While the cost of producing power also has risen, especially with natural gas, consumer watchdogs and legislators charge that electric utilities are raking in windfall profits at consumers’ expense, and sometimes illegally.
Illinois Attorney General Lisa Madigan on March 15 called on the Federal Energy Regulatory Commission to investigate whether 15 electricity producers colluded to inflate prices at a September 2006 power auction. Madigan alleges that the electricity prices from that sale were 40 percent higher than wholesale rates and cost Illinois consumers an extra $4.3 billion.
On top of that, legislation is moving through both chambers of the Illinois Legislature to return rates of Ameren Corp. customers to their 2006 levels and freeze them for up to three years.
Kolata said the rate freeze is meant to give policymakers time to design a new regulatory model for electricity. ” No one wants to be back here in three years with the same mess,” he said.
Ameren’s chief executive officer conceded in a March 18 op-ed article that a return to traditional regulation would be better for residential customers. But the company also is begging lawmakers not to roll back recent increases after a bond-rating service downgraded the company’s stocks to junk-bond status.

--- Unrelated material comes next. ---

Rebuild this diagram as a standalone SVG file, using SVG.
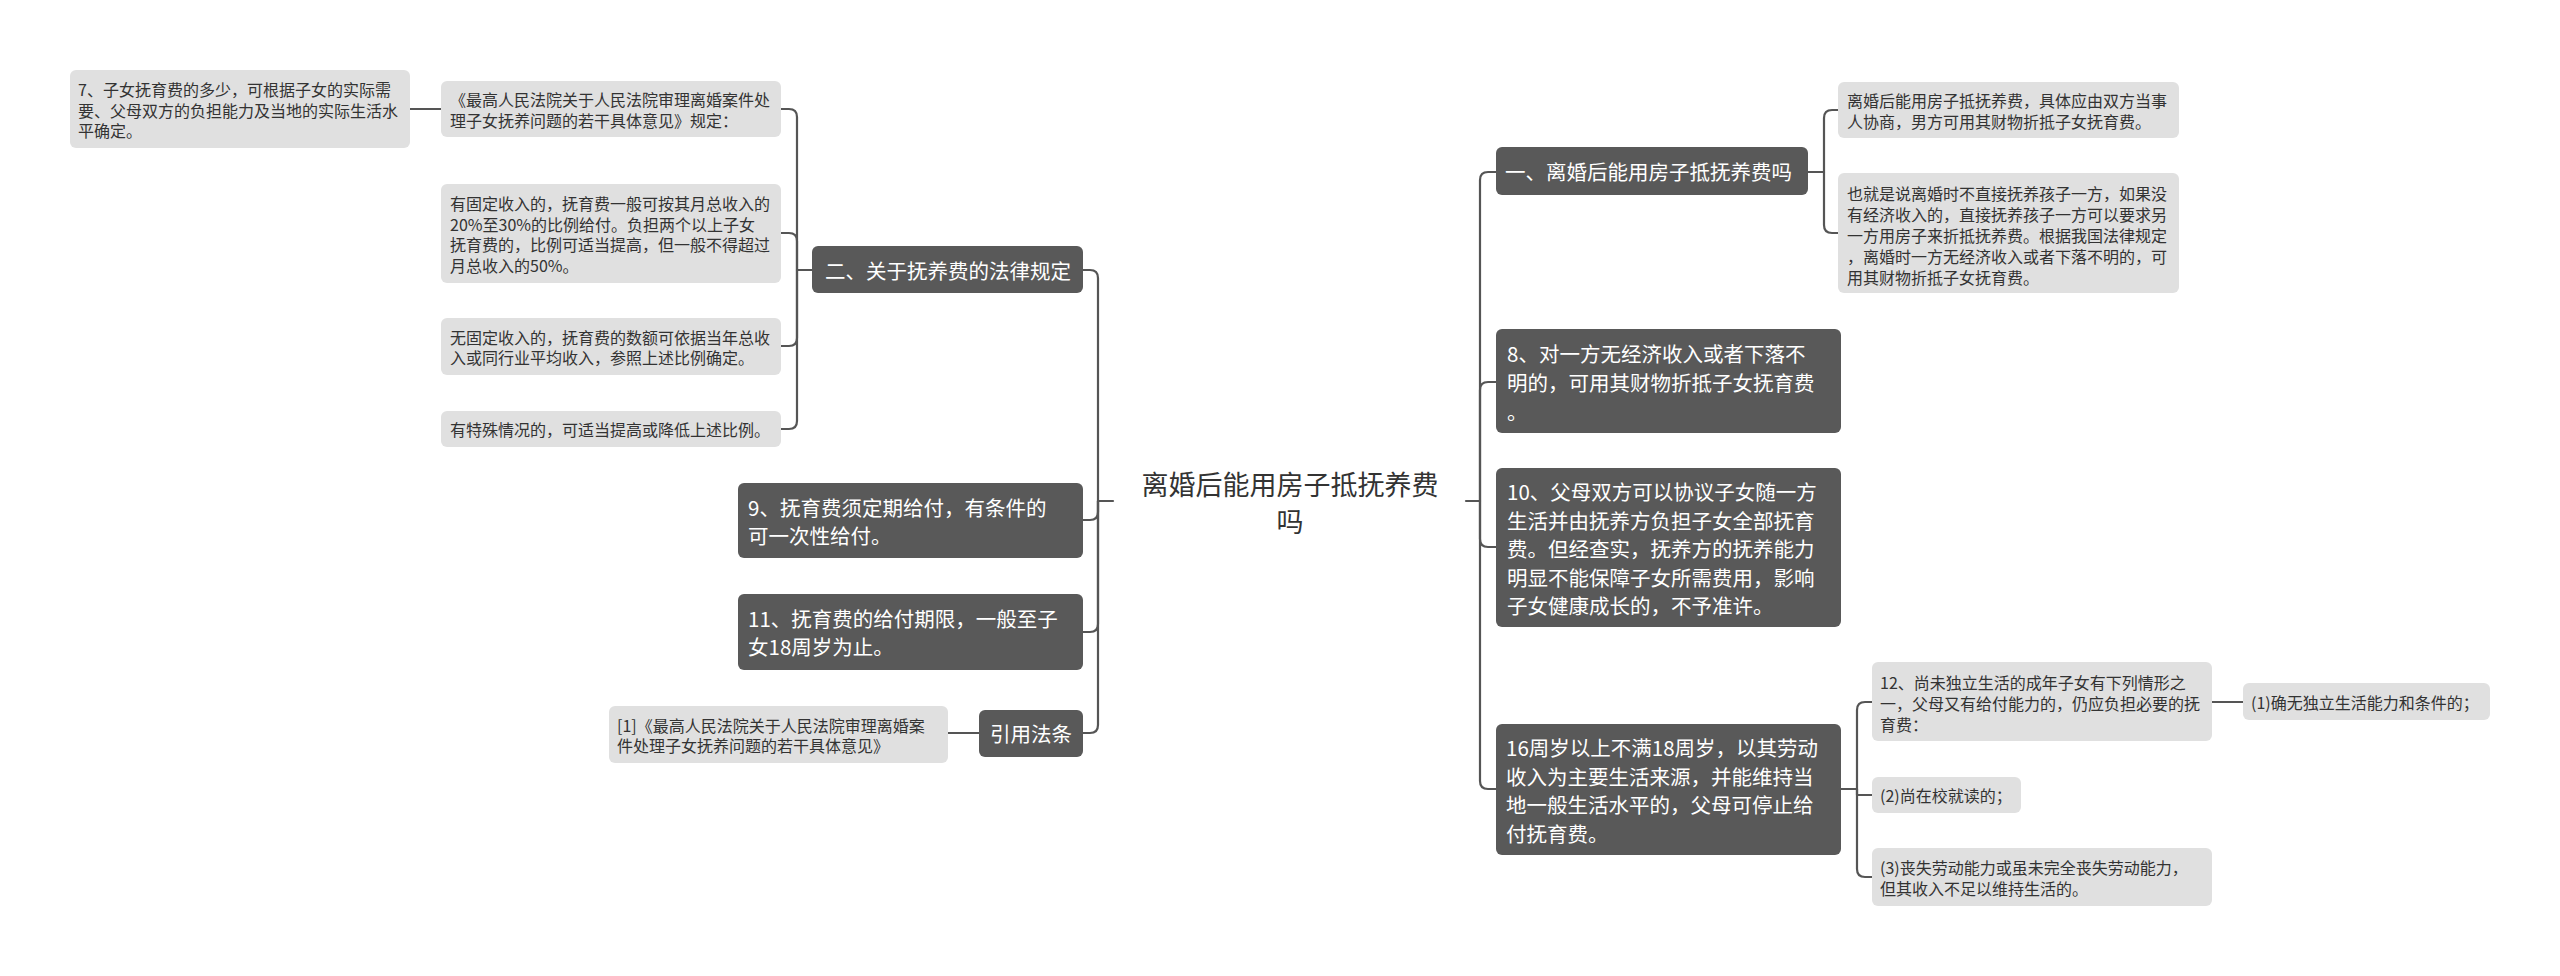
<svg xmlns="http://www.w3.org/2000/svg" width="2560" height="976" viewBox="0 0 2560 976">
<style>
.bg{fill:#ffffff}
.dk{fill:#595959}
.lt{fill:#e0e0e0}
.tl{font-family:"Noto Sans CJK SC","Noto Sans",sans-serif;font-size:16px;fill:#333333;dominant-baseline:central}
.td{font-family:"Noto Sans CJK SC","Noto Sans",sans-serif;font-size:20.5px;fill:#ffffff;dominant-baseline:central}
.tc{font-family:"Noto Sans CJK SC","Noto Sans",sans-serif;font-size:27px;fill:#333333;dominant-baseline:central;text-anchor:middle}
.ln{fill:none;stroke:#555555;stroke-width:2.2;stroke-linecap:round;stroke-linejoin:round}
</style>
<rect class="bg" x="0" y="0" width="2560" height="976"/>
<g id="connectors">
<path class="ln" d="M1113,501 H1098"/>
<path class="ln" d="M1098,501 V278 Q1098,270 1090,270 H1083"/>
<path class="ln" d="M1098,501 V512 Q1098,520 1090,520 H1083"/>
<path class="ln" d="M1098,501 V624 Q1098,632 1090,632 H1083"/>
<path class="ln" d="M1098,501 V725 Q1098,733 1090,733 H1083"/>
<path class="ln" d="M1466,501 H1480"/>
<path class="ln" d="M1480,501 V180 Q1480,172 1488,172 H1496"/>
<path class="ln" d="M1480,501 V390 Q1480,382 1488,382 H1496"/>
<path class="ln" d="M1480,501 V539 Q1480,547 1488,547 H1496"/>
<path class="ln" d="M1480,501 V781 Q1480,789 1488,789 H1496"/>
<path class="ln" d="M812,270 H797"/>
<path class="ln" d="M797,270 V117 Q797,109 789,109 H781"/>
<path class="ln" d="M797,270 V241 Q797,233 789,233 H781"/>
<path class="ln" d="M797,270 V338 Q797,346 789,346 H781"/>
<path class="ln" d="M797,270 V421 Q797,429 789,429 H781"/>
<path class="ln" d="M441,109 H410"/>
<path class="ln" d="M979,733 H948"/>
<path class="ln" d="M1808,172 H1824"/>
<path class="ln" d="M1824,172 V118 Q1824,110 1832,110 H1838"/>
<path class="ln" d="M1824,172 V225 Q1824,233 1832,233 H1838"/>
<path class="ln" d="M1841,789 H1857"/>
<path class="ln" d="M1857,789 V710 Q1857,702 1865,702 H1872"/>
<path class="ln" d="M1857,789 V795 H1872"/>
<path class="ln" d="M1857,789 V869 Q1857,877 1865,877 H1872"/>
<path class="ln" d="M2212,702 H2243"/>
</g>
<g id="center">
<text class="tc" x="1290" y="483">离婚后能用房子抵抚养费</text>
<text class="tc" x="1290" y="520">吗</text>
</g>
<g id="n2">
<rect class="dk" x="812" y="246" width="271" height="47" rx="6"/>
<text class="td" x="825" y="270">二、关于抚养费的法律规定</text>
</g>
<g id="n2-law">
<rect class="lt" x="441" y="81" width="340" height="56" rx="6"/>
<text class="tl" x="450" y="99">《最高人民法院关于人民法院审理离婚案件处</text>
<text class="tl" x="450" y="120">理子女抚养问题的若干具体意见》规定：</text>
</g>
<g id="n7">
<rect class="lt" x="70" y="70" width="340" height="78" rx="6"/>
<text class="tl" x="78" y="89">7、子女抚育费的多少，可根据子女的实际需</text>
<text class="tl" x="78" y="109.5">要、父母双方的负担能力及当地的实际生活水</text>
<text class="tl" x="78" y="130">平确定。</text>
</g>
<g id="n2-fixed">
<rect class="lt" x="441" y="184" width="340" height="99" rx="6"/>
<text class="tl" x="450" y="203">有固定收入的，抚育费一般可按其月总收入的</text>
<text class="tl" x="450" y="223.5">20%至30%的比例给付。负担两个以上子女</text>
<text class="tl" x="450" y="244">抚育费的，比例可适当提高，但一般不得超过</text>
<text class="tl" x="450" y="264.5">月总收入的50%。</text>
</g>
<g id="n2-nofixed">
<rect class="lt" x="441" y="318" width="340" height="57" rx="6"/>
<text class="tl" x="450" y="336.5">无固定收入的，抚育费的数额可依据当年总收</text>
<text class="tl" x="450" y="357">入或同行业平均收入，参照上述比例确定。</text>
</g>
<g id="n2-special">
<rect class="lt" x="441" y="411" width="340" height="36" rx="6"/>
<text class="tl" x="450" y="429">有特殊情况的，可适当提高或降低上述比例。</text>
</g>
<g id="n9">
<rect class="dk" x="738" y="483" width="345" height="75" rx="6"/>
<text class="td" x="748" y="507">9、抚育费须定期给付，有条件的</text>
<text class="td" x="748" y="535">可一次性给付。</text>
</g>
<g id="n11">
<rect class="dk" x="738" y="594" width="345" height="76" rx="6"/>
<text class="td" x="748" y="618">11、抚育费的给付期限，一般至子</text>
<text class="td" x="748" y="646">女18周岁为止。</text>
</g>
<g id="n-cite">
<rect class="dk" x="979" y="710" width="104" height="47" rx="6"/>
<text class="td" x="990" y="733">引用法条</text>
</g>
<g id="n-ref">
<rect class="lt" x="609" y="706" width="339" height="57" rx="6"/>
<text class="tl" x="617" y="724.5">[1]《最高人民法院关于人民法院审理离婚案</text>
<text class="tl" x="617" y="745">件处理子女抚养问题的若干具体意见》</text>
</g>
<g id="nA">
<rect class="dk" x="1496" y="147" width="312" height="48" rx="6"/>
<text class="td" x="1505" y="171">一、离婚后能用房子抵抚养费吗</text>
</g>
<g id="nA1">
<rect class="lt" x="1838" y="82" width="341" height="56" rx="6"/>
<text class="tl" x="1847" y="100">离婚后能用房子抵抚养费，具体应由双方当事</text>
<text class="tl" x="1847" y="121">人协商，男方可用其财物折抵子女抚育费。</text>
</g>
<g id="nA2">
<rect class="lt" x="1838" y="173" width="341" height="120" rx="6"/>
<text class="tl" x="1847" y="193">也就是说离婚时不直接抚养孩子一方，如果没</text>
<text class="tl" x="1847" y="214">有经济收入的，直接抚养孩子一方可以要求另</text>
<text class="tl" x="1847" y="235">一方用房子来折抵抚养费。根据我国法律规定</text>
<text class="tl" x="1847" y="256">，离婚时一方无经济收入或者下落不明的，可</text>
<text class="tl" x="1847" y="277">用其财物折抵子女抚育费。</text>
</g>
<g id="n8">
<rect class="dk" x="1496" y="329" width="345" height="104" rx="6"/>
<text class="td" x="1507" y="353">8、对一方无经济收入或者下落不</text>
<text class="td" x="1507" y="382">明的，可用其财物折抵子女抚育费</text>
<text class="td" x="1507" y="411">。</text>
</g>
<g id="n10">
<rect class="dk" x="1496" y="468" width="345" height="159" rx="6"/>
<text class="td" x="1507" y="491">10、父母双方可以协议子女随一方</text>
<text class="td" x="1507" y="519.5">生活并由抚养方负担子女全部抚育</text>
<text class="td" x="1507" y="548">费。但经查实，抚养方的抚养能力</text>
<text class="td" x="1507" y="576.5">明显不能保障子女所需费用，影响</text>
<text class="td" x="1507" y="605">子女健康成长的，不予准许。</text>
</g>
<g id="n16">
<rect class="dk" x="1496" y="724" width="345" height="131" rx="6"/>
<text class="td" x="1506" y="747">16周岁以上不满18周岁，以其劳动</text>
<text class="td" x="1506" y="775.5">收入为主要生活来源，并能维持当</text>
<text class="td" x="1506" y="804">地一般生活水平的，父母可停止给</text>
<text class="td" x="1506" y="832.5">付抚育费。</text>
</g>
<g id="n12">
<rect class="lt" x="1872" y="662" width="340" height="79" rx="6"/>
<text class="tl" x="1880" y="682">12、尚未独立生活的成年子女有下列情形之</text>
<text class="tl" x="1880" y="703">一，父母又有给付能力的，仍应负担必要的抚</text>
<text class="tl" x="1880" y="724">育费：</text>
</g>
<g id="n12a">
<rect class="lt" x="2243" y="683" width="247" height="37" rx="6"/>
<text class="tl" x="2251" y="702">(1)确无独立生活能力和条件的；</text>
</g>
<g id="n12b">
<rect class="lt" x="1872" y="777" width="149" height="36" rx="6"/>
<text class="tl" x="1880" y="795">(2)尚在校就读的；</text>
</g>
<g id="n12c">
<rect class="lt" x="1872" y="848" width="340" height="58" rx="6"/>
<text class="tl" x="1880" y="867">(3)丧失劳动能力或虽未完全丧失劳动能力，</text>
<text class="tl" x="1880" y="888">但其收入不足以维持生活的。</text>
</g>
</svg>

The Texas Senate unanimously approved three bills to give regulators more power to curb electricity rates and encourage retail power competition just days after charges of electricity price manipulation in the Lone Star State. The Texas Public Utilities Commission reported that the state’s largest power provider, TXU, inflated prices by $70 million during the summer of 2005, giving the company an extra $20 million in profits.
Power costs in parts of Texas have gone up 70 percent to 100 percent over the past five years and have become a major burden for some elderly residents, said Tim Morstad, a lobbyist for the Texas branch of the AARP. The senior citizens’ group, one of the nation’s largest lobbying organizations, has made electricity prices its No. 1 issue during Texas’s biennial legislative session, he said.
AARP and other consumer groups also oppose a Virginia bill that would replace the state’s 1999 deregulation plan, just months before the rate caps are set to expire in that state. Opponents fear the new measure will be a boon for Dominion Virginia Power, the state’s dominant utility, because it links the company’s profits to utility earnings in nearby states.
Virginia’s governor likely will propose amendments to the bill by March 26, said Kaine spokesman Kevin Hall. “Our inclination is always to fix what is broken,” he said. Virginia’s General Assembly has ended its regular session but has a one-day session on April 4 to accept or reject the governor’s proposals.
“That [bill] is terrible. It completely eliminates any incentive for Dominion to pass efficiencies on to customers,” said John Anderson, president of the Electricity Consumers Resource Council, an association of large industrial power users.
Anderson said Virginia legislators were spooked by 2006 rate hikes in Maryland in which consumers were threatened with a 72 percent increase after the state’s price controls expired.
Last year, the Maryland General Assembly tried to soften the blow of those rate hikes by phasing in a 15 percent increase this year and an extra monthly charge of $2.19 that will be in effect for the next decade. Then-Gov. Bob Ehrlich (R) nixed the bill, but the Democratic-controlled Legislature overrode his veto.
This year, newly elected Maryland Gov. Martin O’Malley (D) has replaced the chairman of the state’s Public Service Commission, which regulates the electric industry. A bill has been introduced in the General Assembly to allow counties to purchase power wholesale for their residents, a move the bill’s author has said will shave 10 percent off power bills.